What this task involves:
Retype only the lines running from the line that contains "Write a Python" to the line that contains "import numpy as np", inclusive, and leave the pictures behind.

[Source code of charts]
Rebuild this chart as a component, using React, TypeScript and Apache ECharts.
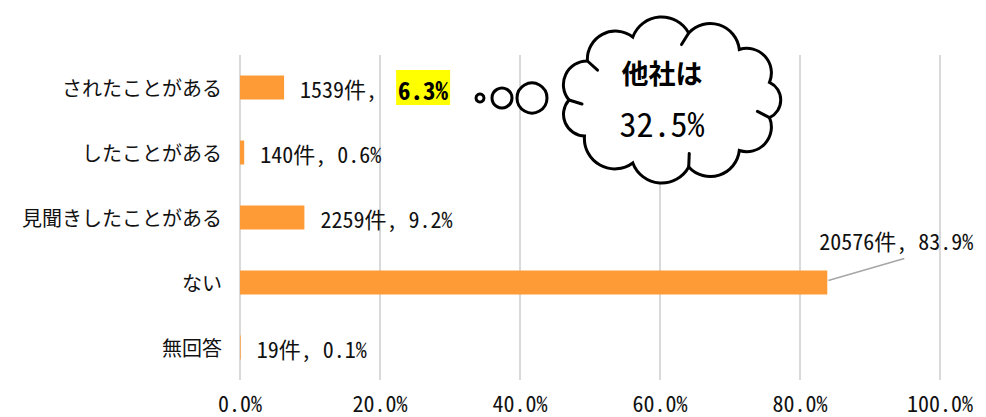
import React, { useEffect, useRef } from "react";
import * as echarts from "echarts";

const categories = ["されたことがある", "したことがある", "見聞きしたことがある", "ない", "無回答"];
const counts = [1539, 140, 2259, 20576, 19];
const percents = [6.3, 0.6, 9.2, 83.9, 0.1];
const highlightIndex = 0;
const calloutIndex = 3;
const cloudLines = ["他社は", "32.5%"];

const MONO = "'Noto Sans Mono CJK JP', 'DejaVu Sans Mono', monospace";
const CJK = "'Noto Sans CJK JP', sans-serif";

const CLOUD_C = [671, 100];
const CLOUD_R = [102, 68];
const CLOUD_ANGLES = [180, 215, 248, 280, 312, 345, 15, 48, 80, 112, 148];
const TICK_ANGLES = [180, 215, 280, 15, 80];

function ellPt(a: number) {
  return [CLOUD_C[0] + CLOUD_R[0] * Math.cos((a * Math.PI) / 180), CLOUD_C[1] + CLOUD_R[1] * Math.sin((a * Math.PI) / 180)];
}

function cloudPath() {
  const pts = CLOUD_ANGLES.map(ellPt);
  let d = `M${pts[0][0].toFixed(1)} ${pts[0][1].toFixed(1)}`;
  for (let i = 0; i < pts.length; i++) {
    const p = pts[i];
    const q = pts[(i + 1) % pts.length];
    const c = Math.hypot(q[0] - p[0], q[1] - p[1]);
    const r = c * 0.55;
    d += ` A${r.toFixed(1)} ${r.toFixed(1)} 0 0 1 ${q[0].toFixed(1)} ${q[1].toFixed(1)}`;
  }
  return d + " Z";
}

try {
  echarts.graphic.registerShape("cloud", echarts.graphic.extendPath(cloudPath(), {}) as any);
} catch (e) {}

function tickLines() {
  return TICK_ANGLES.map((a) => {
    const p = ellPt(a);
    const dx = CLOUD_C[0] - p[0];
    const dy = CLOUD_C[1] - p[1];
    const L = Math.hypot(dx, dy);
    const ux = dx / L, uy = dy / L;
    const vx = -uy, vy = ux;
    return {
      type: "line",
      z: 102,
      shape: { x1: p[0], y1: p[1], x2: p[0] + ux * 13 + vx * 4, y2: p[1] + uy * 13 + vy * 4 },
      style: { stroke: "#000", lineWidth: 3, lineCap: "round" },
    };
  });
}

export default function App() {
  const ref = useRef<HTMLDivElement>(null);
  useEffect(() => {
    const chart = echarts.init(ref.current!, null, { renderer: "svg" });
    chart.setOption({
      animation: false,
      backgroundColor: "#ffffff",
      grid: { left: 240, right: 46, top: 55, bottom: 37, containLabel: false },
      xAxis: {
        type: "value",
        min: 0,
        max: 100,
        interval: 20,
        axisLine: { show: false },
        axisTick: { show: false },
        splitLine: { show: true, lineStyle: { color: "#d9d9d9", width: 2 } },
        axisLabel: {
          margin: 11,
          fontFamily: MONO,
          fontSize: 22,
          color: "#111",
          formatter: (v: number) => v.toFixed(1) + "%",
        },
      },
      yAxis: {
        type: "category",
        inverse: true,
        data: categories,
        axisLine: { show: false },
        axisTick: { show: false },
        axisLabel: { margin: 18, fontFamily: CJK, fontSize: 20, color: "#111" },
      },
      series: [
        {
          type: "bar",
          data: percents,
          barWidth: 24,
          itemStyle: { color: "#FF9B37" },
          label: {
            show: true,
            position: "right",
            distance: 16,
            fontFamily: MONO,
            fontSize: 22,
            color: "#111",
            formatter: (p: any) => {
              const i = p.dataIndex;
              const pct = percents[i].toFixed(1) + "%";
              if (i === highlightIndex) return `{a|${counts[i]}件, }{h|${pct}}`;
              return `${counts[i]}件, ${pct}`;
            },
            rich: {
              a: { fontFamily: MONO, fontSize: 22, color: "#111", padding: [0, 8, 0, 0] },
              h: {
                fontFamily: MONO,
                fontSize: 25,
                lineHeight: 25,
                fontWeight: "bold",
                color: "#000",
                backgroundColor: "#FFFF00",
                padding: [6, 2, 4, 2],
              },
            },
          },
          labelLayout: (params: any) => (params.dataIndex === calloutIndex ? { dx: -24, dy: -43 } : {}),
        },
      ],
    });
    const end = chart.convertToPixel({ gridIndex: 0 }, [percents[calloutIndex], categories[calloutIndex]]) as number[];
    chart.setOption({
      graphic: [
        {
          type: "line",
          z: 100,
          shape: { x1: end[0] + 1, y1: end[1] - 2, x2: end[0] + 77, y2: end[1] - 24 },
          style: { stroke: "#a6a6a6", lineWidth: 1.5 },
        },
        { type: "circle", z: 100, shape: { cx: 480, cy: 98, r: 4 }, style: { fill: "#fff", stroke: "#000", lineWidth: 3 } },
        { type: "circle", z: 100, shape: { cx: 502, cy: 98, r: 10 }, style: { fill: "#fff", stroke: "#000", lineWidth: 3 } },
        { type: "circle", z: 100, shape: { cx: 532, cy: 98, r: 15 }, style: { fill: "#fff", stroke: "#000", lineWidth: 3 } },
        { type: "cloud", z: 100, x: 0, y: 0, style: { fill: "#fff", stroke: "#000", lineWidth: 3 } },
        ...tickLines(),
        {
          type: "text",
          z: 101,
          x: 662,
          y: 72,
          style: { text: cloudLines[0], fontFamily: CJK, fontSize: 27, fontWeight: "bold", fill: "#000", align: "center", verticalAlign: "middle" },
        },
        {
          type: "text",
          z: 101,
          x: 662,
          y: 122,
          style: { text: cloudLines[1], fontFamily: MONO, fontSize: 34, fill: "#000", align: "center", verticalAlign: "middle" },
        },
      ],
    });
    return () => chart.dispose();
  }, []);
  return <div ref={ref} style={{ position: "fixed", left: 0, top: 0, width: 986, height: 417 }} />;
}
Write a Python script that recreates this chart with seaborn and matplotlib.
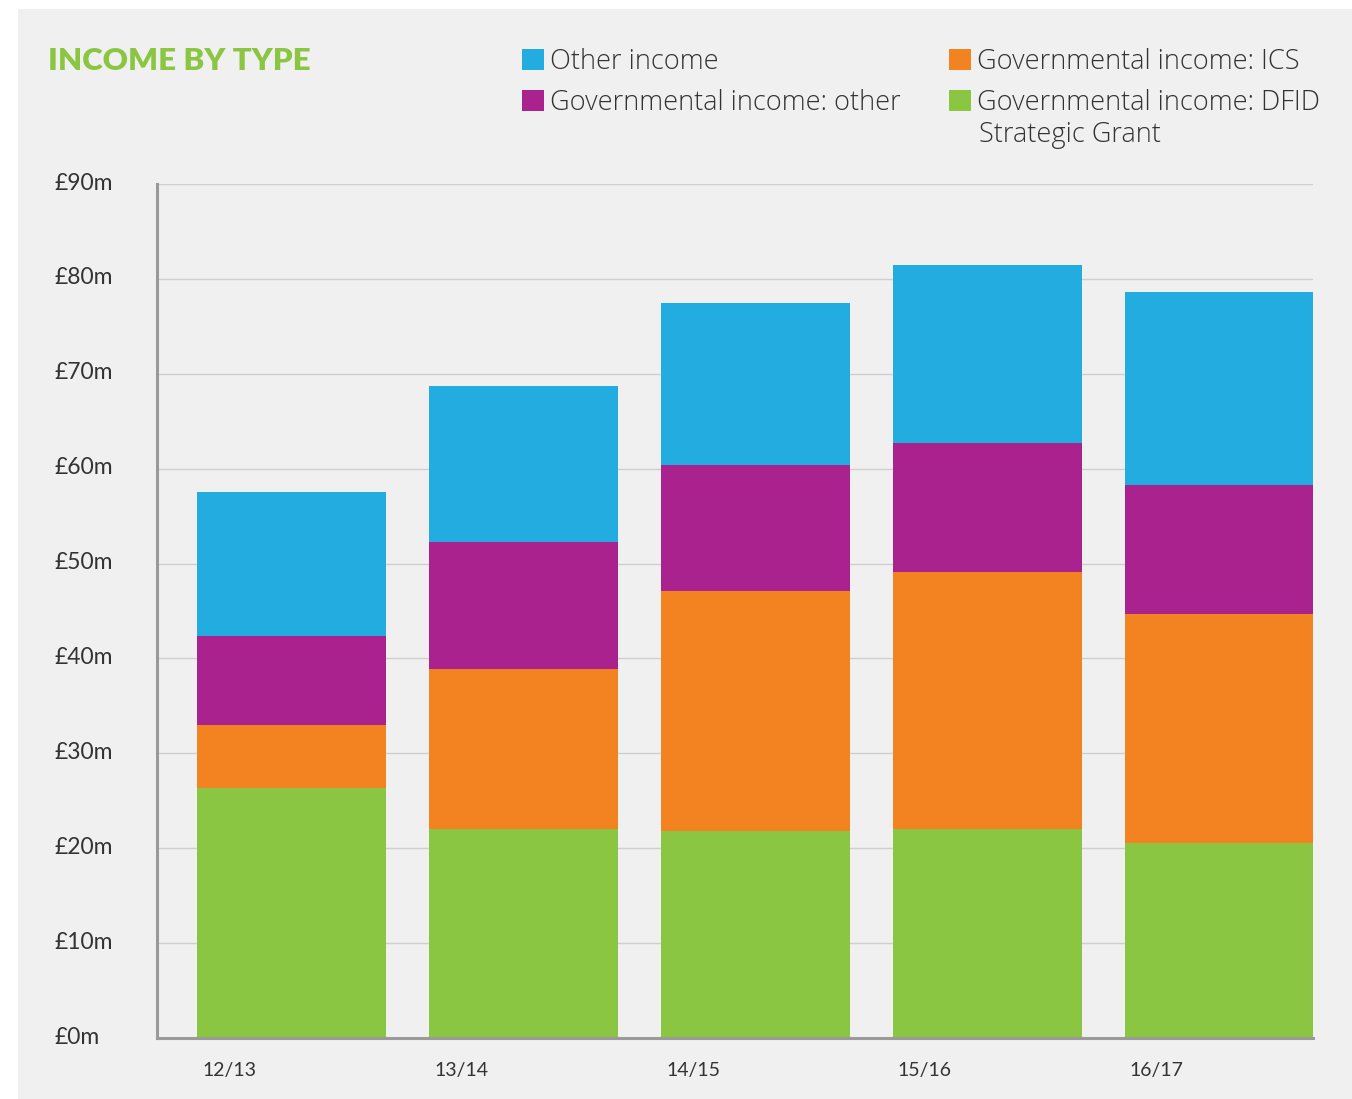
import matplotlib
matplotlib.use("Agg")
import matplotlib.pyplot as plt
import matplotlib.patches as mpatches
import matplotlib.transforms as mtransforms
import seaborn as sns
import pandas as pd
import numpy as np

years = ["12/13", "13/14", "14/15", "15/16", "16/17"]
dfid_grant = [26.3, 22.0, 21.8, 22.0, 20.5]
gov_ics = [6.7, 16.9, 25.3, 27.1, 24.2]
gov_other = [9.4, 13.4, 13.3, 13.6, 13.6]
other_income = [15.1, 16.4, 17.1, 18.8, 20.3]
series_names = ["Governmental income: DFID", "Governmental income: ICS",
                "Governmental income: other", "Other income"]
dfid_second_line = "Strategic Grant"
series_colors = ["#8AC642", "#F38221", "#AA228E", "#22ACE0"]
ytick_vals = [0, 10, 20, 30, 40, 50, 60, 70, 80, 90]
ytick_labels = ["£0m", "£10m", "£20m", "£30m", "£40m", "£50m", "£60m", "£70m", "£80m", "£90m"]

BG = "#F0F0F0"
sns.set_style("white")
plt.rcParams["font.family"] = ["Lato", "DejaVu Sans"]

W, H = 1352, 1099
fig = plt.figure(figsize=(W / 100, H / 100), dpi=100)
fig.patch.set_facecolor("white")
fig.patches.append(mpatches.Rectangle((18 / W, 0), (W - 18) / W, (H - 9) / H,
                                      transform=fig.transFigure, facecolor=BG,
                                      edgecolor="none", zorder=-10))

ax = fig.add_axes([157 / W, (H - 1038) / H, 1156 / W, 854 / H])
ax.set_facecolor(BG)
ax.patch.set_alpha(0)

df = pd.DataFrame({"year": years, "dfid": dfid_grant, "ics": gov_ics,
                   "gov_other": gov_other, "other": other_income})
cum = df[["dfid", "ics", "gov_other", "other"]].cumsum(axis=1)

# draw tallest cumulative first so lower segments overlay
for col, color in zip(["other", "gov_other", "ics", "dfid"], series_colors[::-1]):
    sns.barplot(x=df["year"], y=cum[col], color=color, width=0.815, ax=ax,
                saturation=1, edgecolor="none", zorder=3)

ax.set_xlim(-0.58, 4.405)
ax.set_ylim(0, 90)
ax.set_yticks(ytick_vals)
ax.set_yticklabels(ytick_labels)
ax.yaxis.grid(True, color="#CFCFCF", linewidth=1.0, zorder=0)
ax.set_axisbelow(True)
ax.set_xlabel("")
ax.set_ylabel("")

for s in ["top", "right"]:
    ax.spines[s].set_visible(False)
for s in ["left", "bottom"]:
    ax.spines[s].set_color("#9A9A9A")
    ax.spines[s].set_linewidth(2.2)
    ax.spines[s].set_zorder(4)

ax.tick_params(axis="y", length=0, pad=74, labelsize=16.5, labelcolor="#333333")
up = mtransforms.ScaledTranslation(0, 3 / 100, fig.dpi_scale_trans)
for lbl in ax.get_yticklabels():
    lbl.set_ha("left")
    lbl.set_transform(lbl.get_transform() + up)

ax.set_xticks([i - 0.385 for i in range(len(years))])
ax.set_xticklabels(years)
ax.tick_params(axis="x", length=0, pad=17, labelsize=14, labelcolor="#333333")
for lbl in ax.get_xticklabels():
    lbl.set_ha("left")

# Title
fig.text(48 / W, 1 - 61 / H, "INCOME BY TYPE", color="#8AC642", fontsize=22.5,
         fontweight="heavy", va="center", ha="left", family=["Lato", "DejaVu Sans"])

# Legends (two columns)
def handles(names, colors):
    return [mpatches.Patch(facecolor=c, edgecolor="none", label=n) for n, c in zip(names, colors)]

leg_prop = {"family": ["Open Sans", "DejaVu Sans"], "size": 19.5, "weight": "light"}
leg_kw = dict(frameon=False, handlelength=0.8, handleheight=0.8,
              handletextpad=0.25, labelspacing=0.48, borderaxespad=0, borderpad=0,
              labelcolor="#333333", prop=leg_prop)
leg1 = fig.legend(handles=handles([series_names[3], series_names[2]],
                                  [series_colors[3], series_colors[2]]),
                  loc="upper left", bbox_to_anchor=(522 / W, 1 - 48 / H), **leg_kw)
leg2 = fig.legend(handles=handles([series_names[1], series_names[0]],
                                  [series_colors[1], series_colors[0]]),
                  loc="upper left", bbox_to_anchor=(949 / W, 1 - 48 / H), **leg_kw)
fig.text(979 / W, 1 - 135 / H, dfid_second_line, ha="left", va="center",
         color="#333333", fontproperties=matplotlib.font_manager.FontProperties(**leg_prop))

fig.savefig("out.png", dpi=100, facecolor="white")
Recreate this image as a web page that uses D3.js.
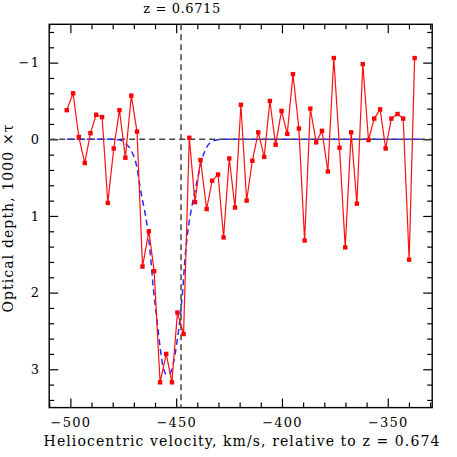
<!DOCTYPE html>
<html>
<head>
<meta charset="utf-8">
<script src="https://cdn.jsdelivr.net/npm/d3@7"></script>
<style>
  body { margin: 0; background: #fff; }
  svg { display: block; }
  text { font-family: "DejaVu Serif", serif; fill: #000; }
</style>
</head>
<body>
<svg width="457" height="457"></svg>
<script>
var velocity = [-501.7, -498.7, -496.0, -493.2, -490.5, -487.8, -485.0, -482.3, -479.5, -476.8,
  -474.0, -471.2, -468.5, -465.9, -462.9, -460.4, -457.6, -454.7, -452.0, -449.4,
  -446.5, -443.8, -441.1, -438.5, -435.6, -433.0, -430.2, -427.6, -424.9, -422.2,
  -419.4, -416.7, -414.0, -411.2, -408.4, -405.7, -403.0, -400.2, -397.5, -394.8,
  -392.0, -389.3, -386.6, -383.8, -381.1, -378.3, -375.5, -372.8, -370.1, -367.3,
  -364.6, -361.8, -359.1, -356.4, -353.6, -351.0, -348.3, -345.4, -342.7, -339.9,
  -337.3];

// optical depth (1000 x tau) of each point
var depth = [-0.38, -0.60, -0.03, 0.31, -0.08, -0.32, -0.29, 0.83, 0.12, -0.38,
  0.24, -0.57, -0.10, 1.66, 1.20, 1.72, 3.17, 2.80, 3.17, 2.26,
  2.54, -0.02, 0.82, 0.27, 0.91, 0.54, 0.46, 1.28, 0.25, 0.89,
  -0.45, 0.80, 0.28, -0.09, 0.23, -0.50, 0.07, -0.37, -0.07, -0.85,
  -0.14, 1.32, -0.40, 0.04, -0.11, 0.42, -1.06, 0.11, 1.41, -0.09,
  0.84, -0.98, 0.01, -0.27, -0.39, 0.12, -0.27, -0.33, -0.27, 1.57,
  -1.06];

// fitted model (blue dashed)
var fitVelocity = [-501.7, -478.9, -476.5, -474.2, -471.0, -468.6, -467.1, -465.0, -463.9, -462.3,
  -460.8, -459.2, -457.6, -456.1, -454.4, -452.8, -451.3, -449.7, -448.1, -446.9,
  -445.8, -444.2, -442.6, -440.3, -437.9, -435.5, -432.4, -428.4, -334.7];
var fitDepth = [0, 0, 0.01, 0.05, 0.16, 0.36, 0.62, 0.92, 1.09, 1.47,
  1.94, 2.32, 2.71, 2.98, 3.07, 3.05, 2.92, 2.66, 2.32, 1.97,
  1.55, 1.14, 0.88, 0.57, 0.27, 0.10, 0.02, 0, 0];

var xMajor = [-500, -450, -400, -350];
var yMajor = [-1, 0, 1, 2, 3];
var zLine = -447.7;   // z = 0.6715 relative to z = 0.674
var title = "z = 0.6715";
var xTitle = "Heliocentric velocity, km/s, relative to z = 0.674";
var yTitle = "Optical depth, 1000 \u00d7\u03c4";

var svg = d3.select("svg"),
    pLeft = 49.2, pRight = 432.2, pTop = 24.3, pBottom = 407.6;

var x = d3.scaleLinear().domain([-510, -329]).range([pLeft, pRight]);
var y = d3.scaleLinear().domain([-1.5, 3.5]).range([pTop, pBottom]);

var xMinor = d3.range(-510, -329, 10).filter(function(v) { return xMajor.indexOf(v) < 0; });
var yMinor = d3.range(-1.4, 3.5, 0.2).map(function(v) { return Math.round(v * 10) / 10; })
    .filter(function(v) { return yMajor.indexOf(v) < 0; });

// assen, tikken naar binnen aan alle vier kanten
function axis(gen, tx, ty, ticks, size, labels, pad) {
  var g = svg.append("g")
      .attr("transform", "translate(" + tx + "," + ty + ")")
      .call(gen.tickValues(ticks).tickSize(size).tickSizeOuter(0)
        .tickPadding(pad || 0).tickFormat(d3.format("d")));
  g.select(".domain").remove();
  g.selectAll("line").attr("stroke", "#000").attr("stroke-width", 1.2);
  if (!labels) g.selectAll("text").remove();
  else g.selectAll("text")
      .style("font-size", "13px")
      .style("font-family", "DejaVu Serif")
      .style("letter-spacing", "1.2px");
  return g;
}
axis(d3.axisBottom(x), 0, pBottom, xMajor, -9, true, 10);
axis(d3.axisBottom(x), 0, pBottom, xMinor, -5, false);
axis(d3.axisTop(x), 0, pTop, xMajor, -9, false);
axis(d3.axisTop(x), 0, pTop, xMinor, -5, false);
axis(d3.axisLeft(y), pLeft, 0, yMajor, -9, true, 9);
axis(d3.axisLeft(y), pLeft, 0, yMinor, -5, false);
axis(d3.axisRight(y), pRight, 0, yMajor, -9, false);
axis(d3.axisRight(y), pRight, 0, yMinor, -5, false);

svg.append("rect")
    .attr("x", pLeft).attr("y", pTop)
    .attr("width", pRight - pLeft).attr("height", pBottom - pTop)
    .attr("fill", "none").attr("stroke", "#000").attr("stroke-width", 1.4);

// stippellijnen op tau = 0 en op de z van de absorptie
svg.append("line")
    .attr("x1", pLeft).attr("x2", pRight)
    .attr("y1", y(0)).attr("y2", y(0))
    .attr("stroke", "#444").attr("stroke-width", 1.5).attr("stroke-dasharray", "6,4");
svg.append("line")
    .attr("x1", x(zLine)).attr("x2", x(zLine))
    .attr("y1", pTop).attr("y2", pBottom)
    .attr("stroke", "#444").attr("stroke-width", 1.5).attr("stroke-dasharray", "6,4");

var line = d3.line()
    .x(function(d) { return x(d[0]); })
    .y(function(d) { return y(d[1]); });

var fit = d3.zip(fitVelocity, fitDepth);
svg.append("path")
    .attr("d", d3.line().curve(d3.curveMonotoneX)
        .x(function(d) { return x(d[0]); })
        .y(function(d) { return y(d[1]); })(fit))
    .attr("fill", "none").attr("stroke", "#2a2aff").attr("stroke-width", 1.5)
    .attr("stroke-dasharray", "6,4");

var pts = d3.zip(velocity, depth);
svg.append("path")
    .attr("d", line(pts))
    .attr("fill", "none").attr("stroke", "#ff1010").attr("stroke-width", 1.2);

svg.selectAll(".pt")
    .data(pts)
    .enter().append("rect")
    .attr("class", "pt")
    .attr("x", function(d) { return x(d[0]) - 2.2; })
    .attr("y", function(d) { return y(d[1]) - 2.2; })
    .attr("width", 4.4).attr("height", 4.4)
    .attr("fill", "#ff0000");

// titels
svg.append("text")
    .attr("x", x(zLine) + 1).attr("y", 13)
    .attr("text-anchor", "middle")
    .style("font-size", "13px")
    .style("letter-spacing", "0.6px")
    .text(title);

svg.append("text")
    .attr("x", 242).attr("y", 446)
    .attr("text-anchor", "middle")
    .style("font-size", "14px")
    .style("letter-spacing", "1.1px")
    .text(xTitle);

svg.append("text")
    .attr("transform", "translate(13,218) rotate(-90)")
    .attr("text-anchor", "middle")
    .style("font-size", "14px")
    .style("letter-spacing", "1.1px")
    .text(yTitle);
</script>
</body>
</html>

Expected output:
Write a Python script that recreates this chart with seaborn and matplotlib.
import matplotlib
matplotlib.use("Agg")
import matplotlib.pyplot as plt
import matplotlib.patches as mpatches
import matplotlib.transforms as mtransforms
import seaborn as sns
import pandas as pd
import numpy as np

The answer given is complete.